The debtors are substantially above-median. A presumption of abuse arises under § 707(b)(2)(A), because their current monthly disposable income, multiplied by 60, is the sum of $594,120.00.26 This sum is greater than 25% of the debtors’ non-priority unsecured claims ($157,795.33).27 The debtors fail the means test. They must convert their case or face dismissal.
Because the presumption of abuse arises under § 707(b)(2)(A)(i), the court will not consider the circumstances listed under § 707(b)(3)(A) or (B), i.e., whether the debtors filed their petition in bad faith or whether the totality of circumstances of the debtors’ financial situation demonstrates abuse. The court is to consider those circumstances only when the presumption of abuse does not arise or is rebutted.28 Here, because the presumption does arise and has not been rebutted, the court will not perform a § 707(b)(3) analysis. The United States Trustee’s motion to dismiss on these alternative grounds, and the Blackerby creditors’ motion to dismiss, which was brought solely on these grounds, will be denied without prejudice.

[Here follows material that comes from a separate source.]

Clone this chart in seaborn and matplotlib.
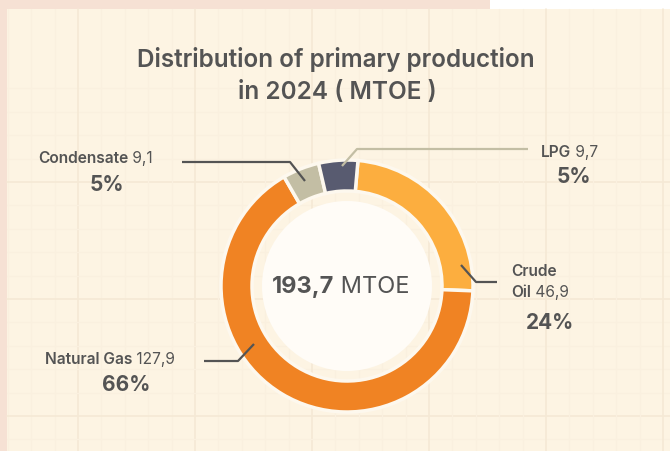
import matplotlib.pyplot as plt
import seaborn as sns
from matplotlib.patches import Circle, Rectangle

# data
sources = ["Crude Oil", "Natural Gas", "Condensate", "LPG"]
mtoe = [46.9, 127.9, 9.1, 9.7]
total_label = "193,7"
unit = "MTOE"
colors = ["#FCAE3F", "#F08323", "#C3BEA4", "#585B70"]

sns.set_style("white")
plt.rcParams["font.family"] = ["Inter", "DejaVu Sans"]

PANEL = "#FDF4E3"
TEXT = "#545454"
W, H = 670, 452
CX, CY = 347, 287

fig = plt.figure(figsize=(W / 100, H / 100), dpi=100)
fig.patch.set_facecolor("#F6E1D4")
ax = fig.add_axes([0, 0, 1, 1])
ax.set_facecolor("none")

# page background + faint grid
ax.add_patch(Rectangle((490, 0), 180, 10, fc="white", ec="none", zorder=0))
ax.add_patch(Rectangle((7, 10), W, H, fc=PANEL, ec="none", zorder=0))
step = 23.4
for i in range(-4, 30):
    x = 78 + step * i
    y = 183 + step * i
    major = i % 5 == 0
    c = "#F5E9D5" if major else "#FAF0DF"
    if 7 < x < W:
        ax.plot([x, x], [10, H], color=c, lw=1.2 if major else 0.9, zorder=0.5)
    if 10 < y < H:
        ax.plot([7, W], [y, y], color=c, lw=1.2 if major else 0.9, zorder=0.5)

# donut (y axis inverted -> counterclock in data = clockwise on screen)
palette = sns.color_palette(colors)
ax.pie(mtoe, colors=palette, startangle=-85, counterclock=True,
       center=(CX, CY), radius=126,
       wedgeprops=dict(width=31, edgecolor="#FDF8EE", linewidth=2.5))
ax.add_patch(Circle((CX, CY), 85, fc="#FFFCF7", ec="none", zorder=3))
ax.set_xlim(0, W)
ax.set_ylim(H, 0)
ax.set_aspect("equal")
ax.axis("off")

renderer = fig.canvas.get_renderer()


def width(t):
    return t.get_window_extent(renderer).width


def two_part(x, y, first, second, size, w1="semibold", w2="normal"):
    t1 = ax.text(x, y, first, fontsize=size, fontweight=w1, color=TEXT,
                 va="center", ha="left", zorder=5)
    ax.text(x + width(t1), y, second, fontsize=size, fontweight=w2,
            color=TEXT, va="center", ha="left", zorder=5)


# title
ax.text(336, 60, "Distribution of primary production", ha="center", va="center",
        fontsize=17.5, fontweight="semibold", color=TEXT)
ax.text(337, 92, "in 2024 ( MTOE )", ha="center", va="center",
        fontsize=17.5, fontweight="semibold", color=TEXT)

# center total
tb = ax.text(0, 0, total_label, fontsize=17, fontweight="bold", alpha=0)
tr = ax.text(0, 0, " " + unit, fontsize=17, alpha=0)
x0 = 341 - (width(tb) + width(tr)) / 2
two_part(x0, CY, total_label, " " + unit, 17, w1="bold")

# labels: (name lines top-left x, first line y, pct center x, pct y)
layout = {
    "Crude Oil": (511, 272, 550, 323),
    "Natural Gas": (45, 360, 126, 385),
    "Condensate": (38, 159, 107, 185),
    "LPG": (541, 153, 574, 177),
}
leaders = {
    "Crude Oil": ([497, 476, 461], [283, 283, 266], TEXT),
    "Natural Gas": ([204, 238, 254], [362, 362, 345], TEXT),
    "Condensate": ([182, 290, 305], [163, 163, 182], TEXT),
    "LPG": ([528, 357, 342], [150, 150, 167], "#C3BEA4"),
}
wrap = {"Crude Oil": ["Crude", "Oil"]}

total = sum(mtoe)
for name, val in zip(sources, mtoe):
    lx, ly, px, py = layout[name]
    lines = wrap.get(name, [name])
    for k, line in enumerate(lines[:-1]):
        ax.text(lx, ly + 21 * k, line, fontsize=11.2, fontweight="semibold",
                color=TEXT, va="center", ha="left", zorder=5)
    two_part(lx, ly + 21 * (len(lines) - 1), lines[-1],
             " " + f"{val:.1f}".replace(".", ","), 11.2)
    ax.text(px, py, f"{round(val / total * 100)}%", fontsize=15,
            fontweight="bold", color=TEXT, ha="center", va="center", zorder=5)
    xs, ys, c = leaders[name]
    ax.plot(xs, ys, color=c, lw=1.6, zorder=4, solid_capstyle="butt")

fig.savefig("out.png", dpi=100, facecolor=fig.get_facecolor())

The Friebels are consumer debtors. They purchased the Florida condominium intending to use it as a second home and a retirement home. All debts associated with the condominium are, therefore, consumer debts. Because the debtors’ income is substantially above-median, the filing of this chapter 7 petition is a presumed abuse under 11 U.S.C. § 707(b)(1). The United States Trustee’s motion will be granted, and this case will be dismissed, unless the Friebels file a motion to convert to chapter 13 within fourteen days.
An order and judgment will be entered consistent with this memorandum.
BY THE COURT
DONALD MacDONALD IV
United States Bankruptcy Judge
Serve: D. Bundy, Esq.
Kay Hill, Esq.
F. Delia, Esq.
M. Schofield, Esq.
L. Compton, Trustee
- United States Trustee’s Mot. to Dismiss Case Pursuant to 11 U.S.C. § 701(b)(1) and (b)(2), and in the Alternative, Pursuant to 11 U.S.C. § 707(b)(1) and (b)(3), filed Nov. 28, 2011 (Docket No. 39).
- Am. Mot. to Dismiss Ch. 7 Proceeding Pursuant to 11 U.S.C. § 707(b)(3)(A) and 11 U.S.C. § 707(b)(3)(B), filed Oct. 31, 2011 (Docket No. 32). The “Blackerby creditors” include Robert Blackerby, Magnum Capital, LLC, and MH 1. They were all named defendants in litigation the debtors brought in the United States District Court for the Northern District of Florida (Panama City Division) in 2010.
- Notice of Joinder in Mot. to Dismiss, filed Mar. 23, 2012 (Docket No. 70).
- The Friebels dispute this date. They contend their real marriage occurred on October 9, 2005, when they exchanged vows in church before their family and friends.
- United States Trustee Ex. K.
- Blackerby Ex. C27 (Judgment entered in the Florida litigation).
- See Transcript of Excerpts of Third Day of Trial before the Honorable Richard Smoak, United States District Judge on June 29, 2011.
- Blackerby Ex. C27 (Judgment entered in the Florida litigation).
- 11 U.S.C. § 707(b)(1).
- 11 U.S.C. § 101(8).
- Price v. United States Trustee (In re Price), 353 F.3d 1135, 1139 (9th Cir. 2004), citing Zlog v. Kelly (In re Kelly), 841 F.2d 908, 913 (9th Cir. 1988).
- Stewart v. United States Trustee (In re Stewart), 175 F.3d 796, 806 (10th Cir. 1999).
- Kelly, 841 F.2d at 913.
- United States Trustee’s Ex. L at 1. Elizabeth had a power of attorney for Joshua, and signed the loan documents on his behalf.
- Id. at 26 (bolded text in original).
- United States Trustee Ex. H at 4 [Deposition Tr. 11:13-22].
- United States Trustee Ex. I at 5 [Trial Tr. at 326:4-16].
- Id. at 6 [Trial Tr. at 332:11-13].
- United States Trustee Ex. J at 1-2. A footnote to this statement says, “It has long been recognized in Florida that the sale and purchase of a home is one of the most significant undertakings in which a person will ever be involved in a lifetime.” Id. at 2 n.2.
- United States Trustee Ex. E at 2 (Decl. of Elizabeth Friebel).
- 2009 WL 2873003 (Bankr. N.D. Ohio).
- Decl. of K. Hill, filed Nov. 28, 2011 (Docket No. 40), Ex. 1 at 7, line 51.
- 11 U.S.C. § 707(b)(2)(A)(i)(I).
- 11 U.S.C. § 707(b)(3) only applies “in a case in which the presumption [of abuse] in paragraph (2)(A)(i) does not arise or is rebutted.”